The first slowdown in the figure since the second quarter of 2022 comes after ECB policymakers said they wanted clear evidence of wage pressures moderating and not being passed on via higher prices before they would consider cutting interest rates.

However, the rate remains above the 3 per cent level that the ECB has said is consistent with inflation falling to its 2 per cent target, after adjusting for productivity improvements. 

“The all-clear cannot be given,” said Marco Wagner, economist at German lender Commerzbank. “There is still much to suggest that inflation will ultimately stabilise above the ECB’s 2 per cent target.”

Line chart of  showing Eurozone collective wage growth has dipped from a record high

For more than two years, workers across Europe have seen their purchasing power decline during the biggest surge in inflation for a generation triggered by Russia’s full-scale invasion of Ukraine. Many are now demanding significant pay increases to catch up with higher living costs.

ECB president Christine Lagarde said last week that wages were “an increasingly important driver of inflation dynamics in the coming quarters” as she told EU lawmakers this meant the central bank would avoid “hasty decisions” on cutting rates.

The slowdown in collective wage rises adds to signs that pay pressures are starting to ease. A separate tracker of salaries on new jobs by website Indeed declined for much of last year, although it picked up again in January. Recent surveys found businesses were hiring less and cutting more staff, while job vacancies have fallen.

Jack-Allen Reynolds, economist at consultants Capital Economics, said negotiated wage growth was “arguably not as strong as it seems” after sharp slowdowns in Germany and France were partly masked by a big rise in Italy because of the advanced payment of 2024 wages at the end of last year.

But he admitted the slowdown was “unlikely to be enough” to convince the ECB that wage pressures were moderating fast enough to justify cutting rates in April as he had forecast. 

Eurozone inflation has fallen from a record 10.6 per cent in October 2022 to 2.8 per cent in January. But unemployment in the bloc remains at a record low of 6.4 per cent and several ECB policymakers have said they want to see first-quarter wage data, which is only due out after their April meeting, before starting to discuss a potential easing of monetary policy from the current benchmark deposit rate of 4 per cent. 
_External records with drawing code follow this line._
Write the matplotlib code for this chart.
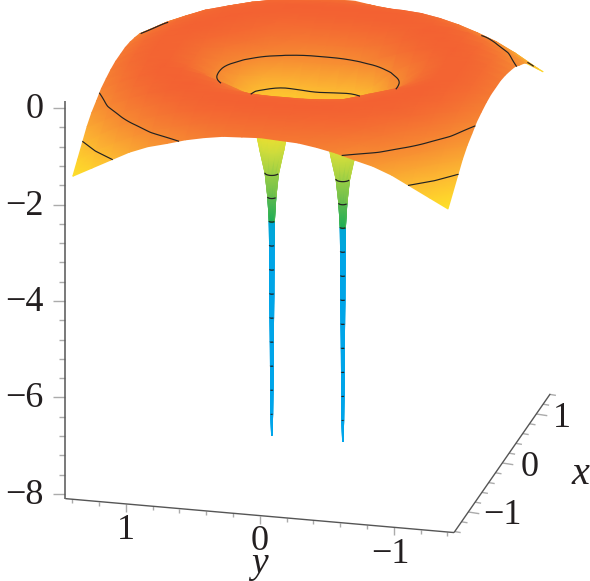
import numpy as np
import matplotlib
matplotlib.use("Agg")
import matplotlib.pyplot as plt
from matplotlib.colors import LinearSegmentedColormap, Normalize
from matplotlib.tri import Triangulation, LinearTriInterpolator

# --- data -----------------------------------------------------------------
grid_abs = [0.0, 0.14, 0.28, 0.42, 0.56, 0.70, 0.84, 0.98, 1.12, 1.26, 1.40]
# surface height; rows |x| = grid_abs, columns |y| = grid_abs
height_rows = [
    [-1.25, -1.35, -1.50, -1.15, -0.72, -0.44, -0.20, -0.08, -0.06, -0.15, -0.32],
    [-1.15, -1.25, -1.30, -1.05, -0.67, -0.41, -0.18, -0.07, -0.06, -0.15, -0.32],
    [-0.92, -0.95, -0.98, -0.80, -0.47, -0.27, -0.13, -0.05, -0.07, -0.17, -0.35],
    [-0.58, -0.58, -0.52, -0.38, -0.24, -0.13, -0.06, -0.04, -0.10, -0.22, -0.40],
    [-0.34, -0.33, -0.30, -0.24, -0.13, -0.07, -0.04, -0.06, -0.13, -0.27, -0.46],
    [-0.16, -0.16, -0.14, -0.11, -0.07, -0.03, -0.05, -0.10, -0.20, -0.36, -0.57],
    [-0.05, -0.05, -0.05, -0.04, -0.04, -0.05, -0.08, -0.15, -0.30, -0.46, -0.67],
    [-0.03, -0.03, -0.03, -0.04, -0.06, -0.10, -0.17, -0.30, -0.43, -0.62, -0.82],
    [-0.08, -0.08, -0.09, -0.10, -0.13, -0.20, -0.30, -0.43, -0.58, -0.78, -1.02],
    [-0.17, -0.17, -0.18, -0.22, -0.27, -0.36, -0.46, -0.62, -0.78, -0.98, -1.22],
    [-0.28, -0.30, -0.32, -0.38, -0.46, -0.57, -0.67, -0.82, -1.02, -1.22, -1.42],
]
# the back right part (x > 0, y < 0) lies lower than the other quadrants
back_right_x126 = [-0.17, -0.20, -0.24, -0.30, -0.38, -0.47, -0.58, -0.72, -0.87, -1.02, -1.22]
back_right_x140 = [-0.30, -0.36, -0.44, -0.54, -0.65, -0.76, -0.86, -0.98, -1.10, -1.26, -1.42]
contour_levels = [-1.0, -0.5]

spike_centres_y = [0.27, -0.26]
spike_z = [-1.2, -1.75, -2.0, -2.5, -3.0, -3.5, -3.52, -4.0, -4.5, -5.0, -5.5, -6.0, -6.5, -7.0, -7.5, -7.94]
spike_radius = [0.16, 0.108, 0.09, 0.05, 0.03, 0.019, 0.019, 0.017, 0.016, 0.015, 0.013, 0.011, 0.010, 0.008, 0.006, 0.002]
spike_ring_z = [-2.5, -3.0, -3.5, -4.0, -4.5, -5.0, -5.5, -6.0, -6.5, -7.0, -7.5]

z_major = [0, -2, -4, -6, -8]
z_major_labels = ["0", "\u22122", "\u22124", "\u22126", "\u22128"]
y_major = [1, 0, -1]
y_major_labels = ["1", "0", "\u22121"]
x_major = [1, 0, -1]
x_major_labels = ["1", "0", "\u22121"]

colour_z = [-8.1, -3.52, -3.5, -3.0, -2.5, -2.0, -1.4, -1.0, -0.5, 0.0]
colour_hex = ["#00A5EB", "#00A5E6", "#00AA5A", "#5AB950", "#96CD46", "#CDDC3C",
              "#FFE128", "#FDBB32", "#F68832", "#F35F32"]

# --- projection of the box onto the picture --------------------------------
X_LO, X_HI, Y_LO, Y_HI, Z_LO, Z_HI = -1.42, 1.41, -1.45, 1.45, -8.1, 0.15
VIEW = np.array([-1.0, -0.2537, 1.078])


def project(x, y, z):
    x, y, z = np.asarray(x, float), np.asarray(y, float), np.asarray(z, float)
    return 308 + 34 * x - 134 * y, 55.6 - 49 * x - 11.7 * y - 48.2 * z


def depth(x, y, z):
    return VIEW[0] * x + VIEW[1] * y + VIEW[2] * z


plt.rcParams["font.family"] = ["Liberation Serif", "DejaVu Serif"]
fig = plt.figure(figsize=(5.9, 5.81), dpi=100)
ax = fig.add_axes([0, 0, 1, 1])
ax.set_xlim(0, 590)
ax.set_ylim(581, 0)
ax.axis("off")

lo, hi = colour_z[0], colour_z[-1]
cmap = LinearSegmentedColormap.from_list(
    "surface", [((v - lo) / (hi - lo), c) for v, c in zip(colour_z, colour_hex)], N=2048)
norm = Normalize(lo, hi)


def draw_mesh(x, y, z, tris, zorder):
    tris = np.asarray(tris)
    d = depth(x[tris].mean(axis=1), y[tris].mean(axis=1), z[tris].mean(axis=1))
    tris = tris[np.argsort(d)]
    px, py = project(x, y, z)
    tri = Triangulation(px, py, tris)
    ax.tripcolor(tri, z, shading="gouraud", cmap=cmap, norm=norm, zorder=zorder,
                 antialiased=True)


def grid_triangles(nr, nc):
    out = []
    for i in range(nr - 1):
        for j in range(nc - 1):
            a, b, c, d = i * nc + j, i * nc + j + 1, (i + 1) * nc + j, (i + 1) * nc + j + 1
            out += [[a, b, c], [b, d, c]]
    return out


def rounded(seg, rounds=3):
    """Corner cutting for a level line; the two ends stay where they are."""
    pts = np.asarray(seg)
    closed = np.allclose(pts[0], pts[-1])
    for _ in range(rounds):
        a, b = pts[:-1], pts[1:]
        q = 0.75 * a + 0.25 * b
        r = 0.25 * a + 0.75 * b
        mid = np.empty((2 * len(a), 2))
        mid[0::2], mid[1::2] = q, r
        if closed:
            pts = np.vstack([mid, mid[:1]])
        else:
            pts = np.vstack([pts[:1], mid, pts[-1:]])
    return pts


# --- spikes ----------------------------------------------------------------
theta = np.deg2rad(np.arange(0, 360, 30))
for yc in spike_centres_y:
    tt, rr = np.meshgrid(theta, spike_radius, indexing="ij")
    zz = np.tile(spike_z, (len(theta), 1))
    sx = (rr * np.cos(tt)).ravel()
    sy = (yc + rr * np.sin(tt)).ravel()
    sz = zz.ravel()
    nr, nc = len(theta), len(spike_z)
    tris = []
    for i in range(nr):
        k = (i + 1) % nr
        for j in range(nc - 1):
            a, b, c, d = i * nc + j, i * nc + j + 1, k * nc + j, k * nc + j + 1
            tris += [[a, b, c], [b, d, c]]
    draw_mesh(sx, sy, sz, tris, 1)
    # front half of each level ring
    front = np.deg2rad(np.linspace(100, 260, 25))
    for level in spike_ring_z:
        r = np.interp(level, spike_z[::-1], spike_radius[::-1])
        px, py = project(r * np.cos(front), yc + r * np.sin(front), np.full(front.shape, level))
        ax.plot(px, py, color="#222222", lw=0.9, zorder=1.5, solid_capstyle="butt")

# --- main surface -----------------------------------------------------------
coords = np.array([-v for v in grid_abs[:0:-1]] + list(grid_abs))
table = np.array(height_rows)
index = np.abs(np.arange(-len(grid_abs) + 1, len(grid_abs)))
Z = table[np.ix_(index, index)]
n0 = len(grid_abs) - 1
# rows: x from -1.4 to 1.4; columns: y from -1.4 to 1.4
Z[-2, :n0 + 1] = back_right_x126[::-1]
Z[-1, :n0 + 1] = back_right_x140[::-1]
X, Y = np.meshgrid(coords, coords, indexing="ij")
surf_tris = grid_triangles(len(coords), len(coords))
draw_mesh(X.ravel(), Y.ravel(), Z.ravel(), surf_tris, 2)

# --- level lines on the surface, with hidden parts left out -----------------
helper = plt.figure()
cs = helper.add_subplot().contour(Y, X, Z, levels=contour_levels)
segments = cs.allsegs
plt.close(helper)

interp = LinearTriInterpolator(Triangulation(X.ravel(), Y.ravel(), surf_tris), Z.ravel())
steps = np.arange(0.03, 3.0, 0.03)


def visible(x, y, z):
    rx = x + VIEW[0] * steps
    ry = y + VIEW[1] * steps
    rz = z + VIEW[2] * steps
    h = interp(rx, ry)
    return not np.any(np.ma.filled(h, -99.0) > rz + 0.012)


for level, segs in zip(contour_levels, segments):
    for seg in segs:
        fine = rounded(seg)
        ly, lx = fine[:, 0], fine[:, 1]
        vis = np.array([visible(a, b, level) for a, b in zip(lx, ly)])
        px, py = project(lx, ly, np.full(lx.shape, level))
        px = np.where(vis, px, np.nan)
        ax.plot(px, py, color="#222222", lw=0.85, zorder=3)

# --- axes -------------------------------------------------------------------
AXIS = "#555555"
TICK = "#ABABAB"
TEXT = "#231F20"
FS = 26


def segment(p, q, color, lw=1.0, zorder=4):
    ax.plot([p[0], q[0]], [p[1], q[1]], color=color, lw=lw, zorder=zorder, solid_capstyle="butt")


segment(project(X_LO, Y_HI, Z_LO), project(X_LO, Y_HI, Z_HI), AXIS, 1.1)
segment(project(X_LO, Y_HI, Z_LO), project(X_LO, Y_LO, Z_LO), AXIS, 1.0)
segment(project(X_LO, Y_LO, Z_LO), project(X_HI, Y_LO, Z_LO), AXIS, 1.0)

for k in range(21):
    v = -8 + 0.4 * k
    p = project(X_LO, Y_HI, v)
    major = k % 5 == 0
    segment(p, (p[0] - (12 if major else 6), p[1]), TICK, 1.0, 3.5)
for k in range(15):
    v = -1.4 + 0.2 * k
    major = k in (2, 7, 12)
    p = project(X_LO, v, Z_LO)
    segment(p, (p[0], p[1] + (8 if major else 4)), TICK, 1.0, 3.5)
    q = project(v, Y_LO, Z_LO)
    segment(q, (q[0] + (11 if major else 6), q[1] + (1.7 if major else 1)), TICK, 1.0, 3.5)

for v, lab in zip(z_major, z_major_labels):
    p = project(X_LO, Y_HI, v)
    ax.text(44, p[1] + 1.5, lab, ha="right", va="center", fontsize=FS, color=TEXT, zorder=5)
for v, lab, dx, dy in zip(y_major, y_major_labels, [0, 0, -3], [27, 26, 27]):
    p = project(X_LO, v, Z_LO)
    ax.text(p[0] + dx, p[1] + dy, lab, ha="center", va="center", fontsize=FS, color=TEXT, zorder=5)
for v, lab, dx, dy in zip(x_major, x_major_labels, [26, 27, 34], [5, 5, 4]):
    p = project(v, Y_LO, Z_LO)
    ax.text(p[0] + dx, p[1] + dy, lab, ha="center", va="center", fontsize=FS, color=TEXT, zorder=5)
ax.text(580, 475, "x", ha="center", va="center", style="italic", fontsize=FS + 3, color=TEXT, zorder=5)
ax.text(259, 564, "y", ha="center", va="center", style="italic", fontsize=FS + 1, color=TEXT, zorder=5)

fig.savefig("out.png", dpi=100, facecolor="white")
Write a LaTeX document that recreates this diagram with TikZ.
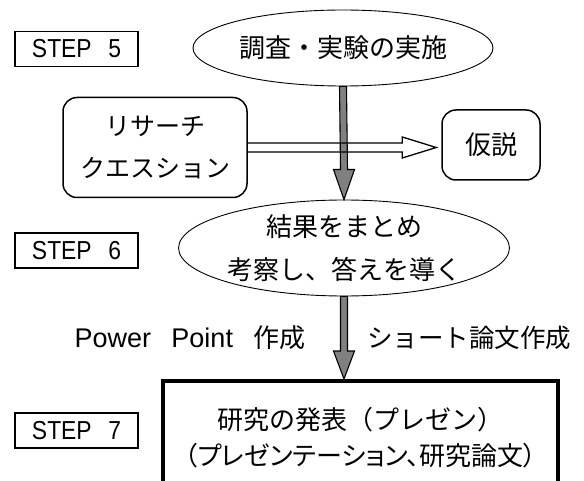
\documentclass[tikz,border=0pt]{standalone}
\usepackage{fontspec}
\setmainfont{Liberation Sans}
\newfontfamily\jp{Noto Sans CJK JP}
\newfontfamily\jpp[RawFeature=+palt]{Noto Sans CJK JP}
\newfontfamily\stepfont[FakeStretch=0.88,WordSpace=2.6]{Liberation Sans}
\newfontfamily\ppfont[WordSpace=2.7]{Liberation Sans}
\usetikzlibrary{shapes.geometric,calc}
\definecolor{arrowgray}{HTML}{808080}
\begin{document}
\begin{tikzpicture}[x=1pt,y=-1pt,
  stepbox/.style={draw,line width=1.5pt,minimum width=123pt,minimum height=35pt,inner sep=0pt,font=\stepfont\fontsize{26}{28}\selectfont},
  oval/.style={draw,line width=0.9pt,ellipse,inner sep=0pt,align=center},
  rbox/.style={draw,line width=1.5pt,rounded corners=14pt,inner sep=0pt,align=center},
  bigbox/.style={draw,line width=4pt,inner sep=0pt,align=center},
  lbl/.style={inner sep=0pt},
  grayarrow/.style={draw,line width=1.1pt,fill=arrowgray,line join=miter},
  openarrow/.style={draw,line width=1.3pt,line join=miter},
]
\useasboundingbox (0,0) rectangle (584,481);

% STEP labels
\node[stepbox] (s5) at (76.5,49) {STEP 5};
\node[stepbox] (s6) at (76.5,250.5) {STEP 6};
\node[stepbox] (s7) at (76.5,430.5) {STEP 7};

% main shapes
\node[oval,minimum width=300pt,minimum height=76pt,font=\jp\fontsize{26}{30}\selectfont] (e1) at (343,48) {調査・実験の実施};
\node[rbox,minimum width=184pt,minimum height=100pt,font=\jp\fontsize{25}{42}\selectfont] (rq) at (155,147.5) {リサーチ\\クエスション};
\node[rbox,minimum width=98pt,minimum height=70pt,font=\jp\fontsize{26}{30}\selectfont] (hyp) at (491,145) {仮説};
\node[oval,minimum width=318pt,minimum height=96pt,font=\jp\fontsize{26}{43}\selectfont] (e2) at (344,248) {結果をまとめ\\考察し、答えを導く};
\node[bigbox,minimum width=395pt,minimum height=113pt,font=\jp\fontsize{26}{36}\selectfont] (pres) at (360.5,437.5) {研究の発表（プレゼン）\\{\jpp（プレゼンテーション、研究論文）}};

% side labels
\node[lbl] (pp) at (190,338) {{\ppfont\fontsize{27}{30}\selectfont Power Point }{\jp\fontsize{26}{30}\selectfont 作成}};
\node[lbl,font=\jp\fontsize{25.5}{30}\selectfont] (sr) at (469,338) {ショート論文作成};

% gray block arrow 1
\draw[grayarrow] ($(e1.south)+(-3.5,0)$) -- ($(e2.north)+(-3.5,-30)$) -- ($(e2.north)+(-10.5,-30)$)
  -- (e2.north) -- ($(e2.north)+(10.5,-30)$) -- ($(e2.north)+(3.5,-30)$) -- ($(e1.south)+(3.5,0)$) -- cycle;
% gray block arrow 2
\coordinate (a2tip) at (e2.south |- pres.north);
\draw[grayarrow] ($(e2.south)+(-3.5,0)$) -- ($(a2tip)+(-3.5,-28)$) -- ($(a2tip)+(-10.5,-28)$)
  -- (a2tip) -- ($(a2tip)+(10.5,-28)$) -- ($(a2tip)+(3.5,-28)$) -- ($(e2.south)+(3.5,0)$) -- cycle;

% open double arrow
\coordinate (tipc) at (rq.east -| hyp.west);
\draw[openarrow] ($(rq.east)+(0,-4.5)$) -- ($(tipc)+(-39,-4.5)$) -- ($(tipc)+(-39,-10.5)$)
  -- ($(tipc)+(-5,0)$) -- ($(tipc)+(-39,10.5)$) -- ($(tipc)+(-39,4.5)$) -- ($(rq.east)+(0,4.5)$);
\end{tikzpicture}
\end{document}
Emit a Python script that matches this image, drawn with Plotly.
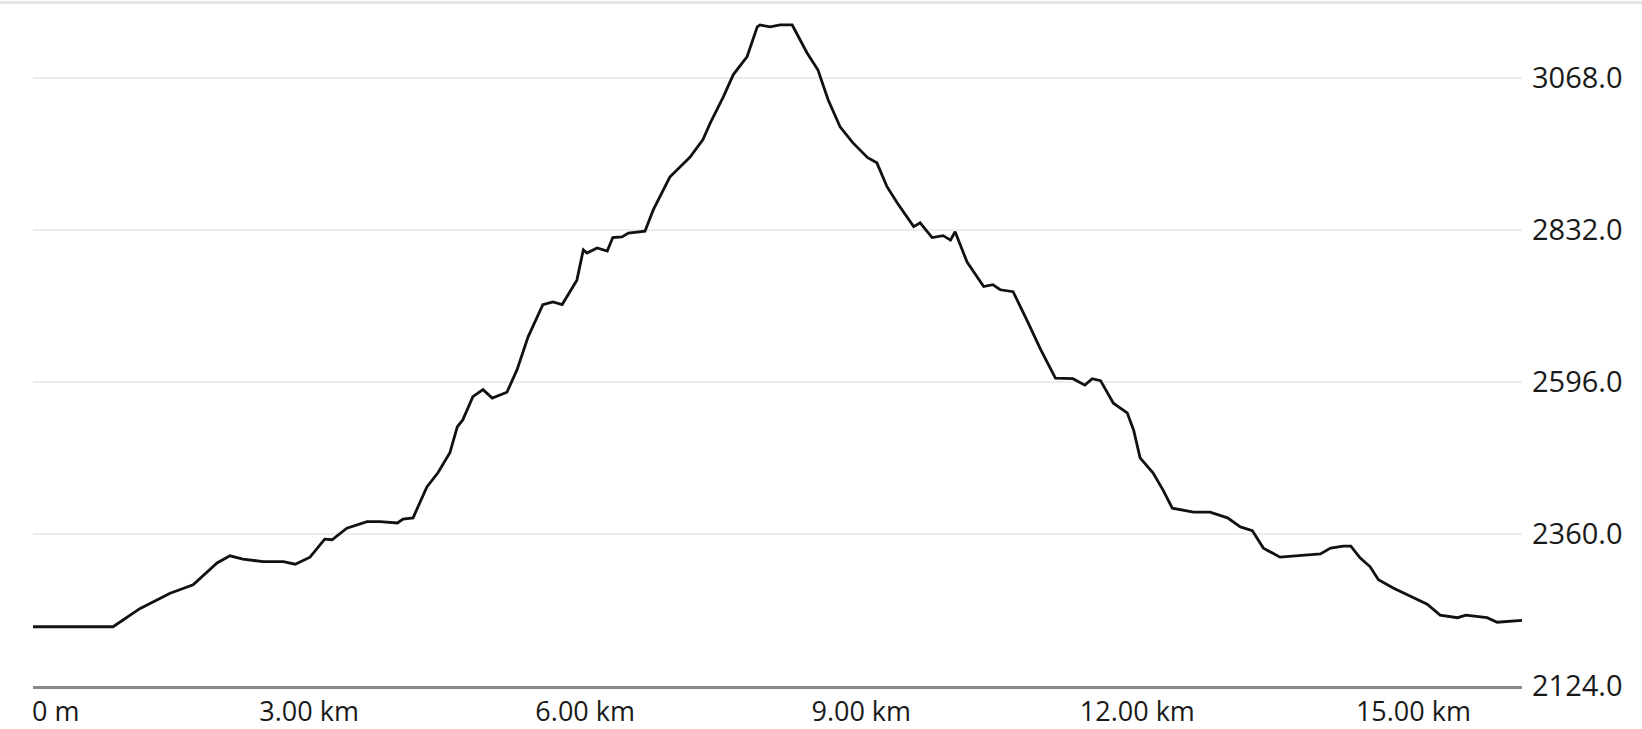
import plotly.graph_objects as go

# Elevation profile (distance in km, elevation in m)
distance_km = [0.00, 0.87, 1.16, 1.49, 1.74, 2.00, 2.14, 2.28, 2.50, 2.72, 2.85, 3.01, 3.17, 3.25, 3.41,
               3.63, 3.77, 3.96, 4.02, 4.13, 4.28, 4.40, 4.53, 4.61, 4.67, 4.78, 4.89, 4.99, 5.15, 5.26,
               5.38, 5.54, 5.65, 5.75, 5.91, 5.98, 6.02, 6.13, 6.24, 6.30, 6.40, 6.47, 6.65, 6.74, 6.92,
               7.00, 7.14, 7.28, 7.36, 7.50, 7.61, 7.76, 7.87, 7.90, 8.01, 8.12, 8.25, 8.41, 8.53, 8.64,
               8.77, 8.91, 9.07, 9.17, 9.28, 9.39, 9.50, 9.57, 9.64, 9.77, 9.89, 9.97, 10.02, 10.15, 10.33,
               10.43, 10.51, 10.65, 10.80, 10.95, 11.11, 11.30, 11.43, 11.51, 11.60, 11.74, 11.89, 11.96,
               12.03, 12.17, 12.28, 12.38, 12.61, 12.79, 12.98, 13.12, 13.25, 13.37, 13.55, 13.77, 13.99,
               14.10, 14.24, 14.32, 14.42, 14.53, 14.62, 14.78, 15.00, 15.15, 15.29, 15.48, 15.57, 15.80,
               15.91, 16.05, 16.18]
elevation_m = [2216, 2216, 2244, 2268, 2281, 2315, 2326, 2321, 2317, 2317, 2313, 2324, 2352, 2351, 2369,
               2379, 2379, 2377, 2383, 2385, 2433, 2455, 2486, 2526, 2537, 2573, 2584, 2571, 2580, 2615,
               2666, 2716, 2720, 2716, 2754, 2801, 2796, 2804, 2799, 2820, 2821, 2827, 2830, 2863, 2914,
               2925, 2945, 2972, 2998, 3038, 3073, 3101, 3147, 3150, 3147, 3150, 3150, 3107, 3080, 3034,
               2992, 2967, 2944, 2936, 2899, 2874, 2851, 2837, 2843, 2820, 2823, 2816, 2829, 2782, 2744,
               2747, 2739, 2736, 2692, 2646, 2602, 2601, 2591, 2601, 2598, 2563, 2548, 2521,
               2478, 2455, 2428, 2400, 2394, 2394, 2385, 2371, 2365, 2338, 2324, 2327, 2329,
               2338, 2341, 2341, 2323, 2309, 2289, 2276, 2261, 2251, 2234, 2230, 2234, 2230,
               2223, 2225, 2226]

y_ticks = [2124, 2360, 2596, 2832, 3068]
y_tick_labels = ["2124.0", "2360.0", "2596.0", "2832.0", "3068.0"]
x_ticks = [3, 6, 9, 12, 15]
x_tick_labels = ["3.00 km", "6.00 km", "9.00 km", "12.00 km", "15.00 km"]
x_start_label = "0 m"

FONT = "'Open Sans', Lato, sans-serif"
FS = 27
FS_Y = 29
TXT = "#1a1a1a"

fig = go.Figure()
fig.add_trace(go.Scatter(
    x=distance_km, y=elevation_m, mode="lines",
    line=dict(color="#111111", width=2.8), hoverinfo="skip", showlegend=False,
))

fig.update_layout(
    width=1642, height=729,
    margin=dict(l=33, r=120, t=5, b=43),
    paper_bgcolor="white", plot_bgcolor="white",
    font=dict(family=FONT, size=FS, color=TXT),
    xaxis=dict(
        range=[0, distance_km[-1]], tickmode="array", tickvals=x_ticks, ticktext=x_tick_labels,
        showgrid=False, zeroline=False, ticks="", showline=True, linecolor="#8a8a8a", linewidth=3,
        tickfont=dict(family=FONT, size=FS, color=TXT), fixedrange=True, automargin=False,
        ticklabelstandoff=0,
    ),
    yaxis=dict(
        range=[2124, 3181], side="right", tickmode="array", tickvals=y_ticks, ticktext=y_tick_labels,
        showgrid=True, gridcolor="#ececec", gridwidth=1.5, zeroline=False, ticks="",
        ticklabelstandoff=9, tickfont=dict(family=FONT, size=FS_Y, color=TXT), fixedrange=True,
        automargin=False,
    ),
    annotations=[dict(
        x=0, y=0, xref="x", yref="paper", text=x_start_label, showarrow=False,
        xanchor="left", yanchor="top", yshift=-4, xshift=-3,
        font=dict(family=FONT, size=FS, color=TXT),
    )],
    shapes=[dict(
        type="line", xref="paper", yref="paper", x0=-0.03, x1=1.09, y0=1 + 2.5 / 681, y1=1 + 2.5 / 681,
        line=dict(color="#e3e3e3", width=3),
    )],
)

fig.write_html(
    "out.html",
    config={"displayModeBar": False},
    post_script="document.body.style.margin='0px';document.body.style.overflow='hidden';",
)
Markets now expect the ECB to make its first quarter-point rate cut by June, with three further reductions to follow later in the year.

Isabel Schnabel, an ECB executive board member, told the Financial Times this month that labour costs were being pushed higher by a “worrying” recent decline in productivity — as measured by output per hour worked — caused by a mix of labour hoarding, integration of “less productive workers” into the workforce and increased sick leave.  

Tomasz Wieladek, economist at investor T Rowe Price, said there could still be a reacceleration of collective wage growth in the first quarter as German data for the previous three-month period did not include the one-off payments that many companies gave workers in December.

This factor made “ECB policy challenging”, said Wieladek, adding: “If the first-quarter 2024 reading of negotiated wages challenges the narrative that wage growth is decelerating, then the [ECB] governing council may wait later than June to start the cutting cycle.”